The focus on defence and aviation is hugely beneficial, with the company offering a range of simulators for various aircraft types. These include fixed-wing aircraft as well as helicopters. It also includes training for military personnel, such as virtual training environments as well as mission rehearsal systems.
These training systems are always upgrading as well as expanding through partnerships. And that includes CAE stock recently signing an agreement with Nav Canada.
The deal
CAE stock signed an agreement with Nav Canada to help train flight service specialists and air traffic controllers.
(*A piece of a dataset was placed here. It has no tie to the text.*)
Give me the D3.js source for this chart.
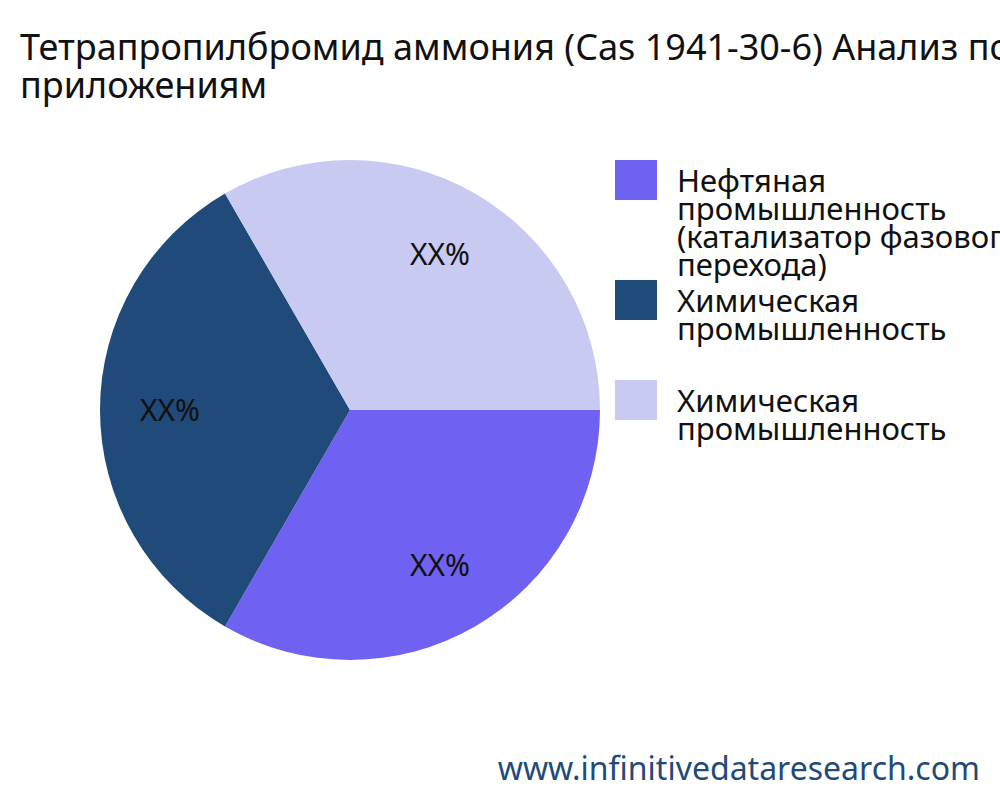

Starting this fall, the company will use Nav Canada’s training curriculum to start initial training.
This partnership will allow even further training. This will be a strong increase after Nav Canada acknowledged flight delays from a lack of air traffic controllers. The training will then increase, providing fewer delays.
So, not only will CAE stock help with the defensive sector, but it will also help with the continued delays from flight companies across North America — something the Air Transport Association called “unacceptable.”
Bottom line
Shares of CAE stock plummeted as the company missed its fourth-quarter earnings. It’s also been making some major changes, including the sale of its healthcare business. Yet with these new partnerships, the company is now expanding within areas it knows and performs the best. With that in mind, CAE stock should quickly rise back, with shares up 4% already in the last month alone.